New documentary Blue Heart aims to highlight how 3,000 hydropower plants planned across the Balkans will decimate some of the last wilderness areas in Europe in a bid to hit sustainability goals.
The projects will heap pressure on more than 30 species which are on the endangered species list, and many more threatened fish species.
From Slovenia to Greece, the documentary follows local communities which have depended on the rivers for centuries for food, water and farming and their fight against the projects being planned.
The film premiered on Saturday with a screening on the walls of the Idbar Dam in Bosnia and Herzegovina.
“Nearly half of the projects are intended [to lie] within protected areas such as national parks and most face no requirement to conduct an environmental impact assessment", said Yvon Chouinard, founder of outdoor clothing company Patagonia, which funded the film.
“These dams could destroy the largest and last untamed river in Albania, drive the already threatened Danube salmon to extinction in Bosnia and Herzegovina, jeopardise the survival of the critically endangered Balkan lynx in Macedonia and displace communities across the region.
“It’s not too late to stop these disastrous projects.”
The Balkans has some of the healthiest waterways in Europe, with a major hydrological assessment finding 30 per cent are “pristine” with no signs of pollutants and 50 per cent are in very good health.

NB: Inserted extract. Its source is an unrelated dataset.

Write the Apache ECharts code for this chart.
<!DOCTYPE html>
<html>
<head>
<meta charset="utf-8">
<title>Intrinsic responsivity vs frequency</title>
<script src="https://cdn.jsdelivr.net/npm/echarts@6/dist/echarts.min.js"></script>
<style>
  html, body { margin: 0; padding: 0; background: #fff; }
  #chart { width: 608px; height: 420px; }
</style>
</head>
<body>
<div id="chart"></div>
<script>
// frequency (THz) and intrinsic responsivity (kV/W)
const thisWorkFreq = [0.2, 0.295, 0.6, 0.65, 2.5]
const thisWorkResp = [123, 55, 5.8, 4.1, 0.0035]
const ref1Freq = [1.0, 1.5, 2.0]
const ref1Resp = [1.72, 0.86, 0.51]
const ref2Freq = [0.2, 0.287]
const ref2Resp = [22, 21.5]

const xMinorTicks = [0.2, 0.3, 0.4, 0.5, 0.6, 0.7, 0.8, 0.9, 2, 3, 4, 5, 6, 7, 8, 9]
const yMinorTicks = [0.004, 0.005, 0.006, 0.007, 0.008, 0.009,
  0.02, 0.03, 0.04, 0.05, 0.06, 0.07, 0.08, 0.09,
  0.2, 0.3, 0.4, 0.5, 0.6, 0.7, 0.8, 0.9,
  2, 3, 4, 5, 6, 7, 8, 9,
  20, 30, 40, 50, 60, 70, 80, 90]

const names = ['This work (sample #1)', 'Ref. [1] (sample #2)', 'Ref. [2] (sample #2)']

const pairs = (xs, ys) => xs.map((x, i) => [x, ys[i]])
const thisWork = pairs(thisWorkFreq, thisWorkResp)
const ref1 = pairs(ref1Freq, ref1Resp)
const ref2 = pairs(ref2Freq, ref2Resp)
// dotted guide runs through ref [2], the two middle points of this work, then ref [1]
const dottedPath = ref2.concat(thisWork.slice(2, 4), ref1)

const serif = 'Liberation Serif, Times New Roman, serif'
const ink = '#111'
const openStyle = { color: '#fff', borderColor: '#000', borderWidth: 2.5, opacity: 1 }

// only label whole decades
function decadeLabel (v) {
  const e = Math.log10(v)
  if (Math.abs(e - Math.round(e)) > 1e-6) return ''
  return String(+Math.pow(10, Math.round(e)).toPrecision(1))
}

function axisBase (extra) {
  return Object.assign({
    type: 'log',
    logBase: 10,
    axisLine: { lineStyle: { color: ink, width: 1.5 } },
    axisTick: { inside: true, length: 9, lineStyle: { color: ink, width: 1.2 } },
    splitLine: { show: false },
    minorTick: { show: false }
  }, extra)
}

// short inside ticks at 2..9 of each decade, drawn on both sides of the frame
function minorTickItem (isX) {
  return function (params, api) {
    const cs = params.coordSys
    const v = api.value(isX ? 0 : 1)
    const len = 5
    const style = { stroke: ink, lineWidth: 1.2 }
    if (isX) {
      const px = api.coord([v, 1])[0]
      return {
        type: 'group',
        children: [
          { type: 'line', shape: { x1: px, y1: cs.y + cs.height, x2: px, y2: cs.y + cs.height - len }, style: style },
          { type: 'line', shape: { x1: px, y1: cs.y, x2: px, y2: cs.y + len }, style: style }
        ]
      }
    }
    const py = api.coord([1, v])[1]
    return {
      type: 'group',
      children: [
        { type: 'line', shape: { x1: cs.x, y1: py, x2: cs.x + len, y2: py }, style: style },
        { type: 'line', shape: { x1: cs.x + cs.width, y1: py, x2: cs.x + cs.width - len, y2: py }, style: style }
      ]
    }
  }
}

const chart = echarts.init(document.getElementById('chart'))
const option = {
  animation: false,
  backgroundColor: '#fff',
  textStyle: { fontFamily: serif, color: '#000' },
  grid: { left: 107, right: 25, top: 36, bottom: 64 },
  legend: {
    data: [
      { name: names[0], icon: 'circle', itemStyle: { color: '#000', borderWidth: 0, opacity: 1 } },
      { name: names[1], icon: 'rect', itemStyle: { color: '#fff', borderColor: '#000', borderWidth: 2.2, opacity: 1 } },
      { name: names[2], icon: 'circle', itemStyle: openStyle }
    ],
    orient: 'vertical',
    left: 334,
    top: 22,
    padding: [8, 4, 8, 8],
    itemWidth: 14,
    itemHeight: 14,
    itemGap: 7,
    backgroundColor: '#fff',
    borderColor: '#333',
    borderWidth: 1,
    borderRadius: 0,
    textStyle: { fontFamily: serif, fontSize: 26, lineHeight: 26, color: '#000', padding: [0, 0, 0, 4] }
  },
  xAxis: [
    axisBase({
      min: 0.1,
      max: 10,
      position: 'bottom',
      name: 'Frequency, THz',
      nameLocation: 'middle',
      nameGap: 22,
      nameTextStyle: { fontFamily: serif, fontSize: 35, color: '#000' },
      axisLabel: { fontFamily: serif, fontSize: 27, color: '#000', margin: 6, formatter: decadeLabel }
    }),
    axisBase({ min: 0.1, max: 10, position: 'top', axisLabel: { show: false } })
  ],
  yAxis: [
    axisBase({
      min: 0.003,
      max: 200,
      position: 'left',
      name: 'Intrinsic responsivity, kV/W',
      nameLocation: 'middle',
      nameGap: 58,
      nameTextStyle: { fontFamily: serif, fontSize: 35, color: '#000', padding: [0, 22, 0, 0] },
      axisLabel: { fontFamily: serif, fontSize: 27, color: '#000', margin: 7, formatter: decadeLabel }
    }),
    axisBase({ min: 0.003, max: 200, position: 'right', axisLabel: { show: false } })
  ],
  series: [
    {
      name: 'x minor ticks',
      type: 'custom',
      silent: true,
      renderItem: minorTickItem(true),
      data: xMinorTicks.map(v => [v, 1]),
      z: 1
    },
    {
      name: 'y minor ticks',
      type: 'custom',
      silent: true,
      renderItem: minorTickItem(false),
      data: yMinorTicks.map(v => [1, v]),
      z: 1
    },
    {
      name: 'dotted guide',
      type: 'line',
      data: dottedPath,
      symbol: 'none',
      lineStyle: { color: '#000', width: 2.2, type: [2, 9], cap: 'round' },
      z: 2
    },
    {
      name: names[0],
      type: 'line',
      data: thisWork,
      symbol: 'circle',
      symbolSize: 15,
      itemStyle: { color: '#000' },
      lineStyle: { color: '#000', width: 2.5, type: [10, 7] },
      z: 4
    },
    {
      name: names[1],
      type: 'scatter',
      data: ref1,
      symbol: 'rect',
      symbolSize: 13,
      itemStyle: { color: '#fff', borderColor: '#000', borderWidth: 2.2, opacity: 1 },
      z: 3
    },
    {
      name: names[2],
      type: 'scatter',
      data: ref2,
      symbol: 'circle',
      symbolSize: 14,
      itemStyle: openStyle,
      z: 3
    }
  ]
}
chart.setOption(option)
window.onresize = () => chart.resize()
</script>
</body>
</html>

This is the opposite of central Europe, where years of intensive farming and industrialisation have threatened the once vibrant streams and rivers that support thousands of species and millions of people.
While a handful of the dams will be large scale and involve the flooding of existing rivers to form lakes, 91 per cent of the dams planned in the Balkans will have a capacity lower than 10 megawatts per hour, according to the Save the Blue Heart of Europe project.

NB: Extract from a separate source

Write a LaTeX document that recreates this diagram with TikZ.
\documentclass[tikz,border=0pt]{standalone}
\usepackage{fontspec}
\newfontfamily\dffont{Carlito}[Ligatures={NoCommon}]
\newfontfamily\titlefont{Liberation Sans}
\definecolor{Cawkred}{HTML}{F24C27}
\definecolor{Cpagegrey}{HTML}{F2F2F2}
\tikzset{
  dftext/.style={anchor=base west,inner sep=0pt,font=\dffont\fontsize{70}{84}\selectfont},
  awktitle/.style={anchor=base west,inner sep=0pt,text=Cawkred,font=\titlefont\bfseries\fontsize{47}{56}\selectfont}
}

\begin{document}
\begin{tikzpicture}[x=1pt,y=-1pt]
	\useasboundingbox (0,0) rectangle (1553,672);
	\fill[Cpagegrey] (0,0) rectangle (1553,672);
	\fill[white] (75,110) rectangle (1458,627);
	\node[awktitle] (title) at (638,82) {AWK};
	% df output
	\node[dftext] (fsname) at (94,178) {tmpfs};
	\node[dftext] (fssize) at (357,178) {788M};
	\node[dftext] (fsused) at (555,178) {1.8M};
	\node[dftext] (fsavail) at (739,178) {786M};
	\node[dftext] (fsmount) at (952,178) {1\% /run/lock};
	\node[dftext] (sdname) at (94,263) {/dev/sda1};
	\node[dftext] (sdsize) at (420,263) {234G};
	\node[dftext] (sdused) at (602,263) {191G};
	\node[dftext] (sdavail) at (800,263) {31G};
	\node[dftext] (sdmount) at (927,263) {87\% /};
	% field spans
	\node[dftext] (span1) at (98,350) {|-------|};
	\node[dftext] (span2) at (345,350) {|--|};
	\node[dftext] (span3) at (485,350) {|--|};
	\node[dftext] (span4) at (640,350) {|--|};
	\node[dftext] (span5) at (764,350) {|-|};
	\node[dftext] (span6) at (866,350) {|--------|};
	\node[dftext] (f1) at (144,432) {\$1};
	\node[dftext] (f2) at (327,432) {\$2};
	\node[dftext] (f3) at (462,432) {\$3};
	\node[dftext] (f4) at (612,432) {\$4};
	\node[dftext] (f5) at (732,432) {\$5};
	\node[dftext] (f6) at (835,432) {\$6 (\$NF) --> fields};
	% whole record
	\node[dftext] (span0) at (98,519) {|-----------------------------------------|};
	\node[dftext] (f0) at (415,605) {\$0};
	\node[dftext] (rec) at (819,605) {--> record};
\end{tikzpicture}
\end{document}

Below this level there is no requirement to provide an environmental impact assessment, but the combined effect of repeated damming along the course of small waterways causes the lower levels of the river.
According to campaigners, This kills the habitats that depend on it, increases the risk of flooding and prevents nourishing sediment and carbon trapped in plant matter reaching the sea.
Many Balkan countries are also investing heavily in coal, upgrading and replacing existing power stations, but are considering how they will meet Paris Climate Agreement targets on renewable energy.
Those looking for EU membership will also be under pressure to deliver against sustainability targets, with the bloc aiming to have 27 per cent of energy coming from sustainable sources by 2030.
Dams are already common in the region, with around 1,000 active and 100 being built, but the new development will increase this by 300 per cent.
The European Bank for Reconstruction and Development is one of the agencies funding new hydropower projects in the region, and has a plan to help governments’ transition to low-carbon economies.
In conjunction with the World Bank's International Finance Corporation and the European Investment Bank, more than €727m (£641m) has been poured into hydropower in the Balkans since 2005, analysis by Bankwatch Network and Save the Blue Heart found.
Activists are calling for these major funders to focus on less destructive forms of energy generation, and hope to prevent 1,000 other planned projects from receiving the backing they need.
“The Balkan rivers are of outstanding value within Europe. The dam tsunami is threatening biodiversity and local communities,” says Ulrich Eichelmann of Riverwatch, a society aimed at conserving and restoring rivers globally.
He added that commercial European banks are supporting “even the worst projects”, many of which would not meet environmental impact standards required in their own European countries.
“They have to stop the financing of hydropower in the Balkans,” he added.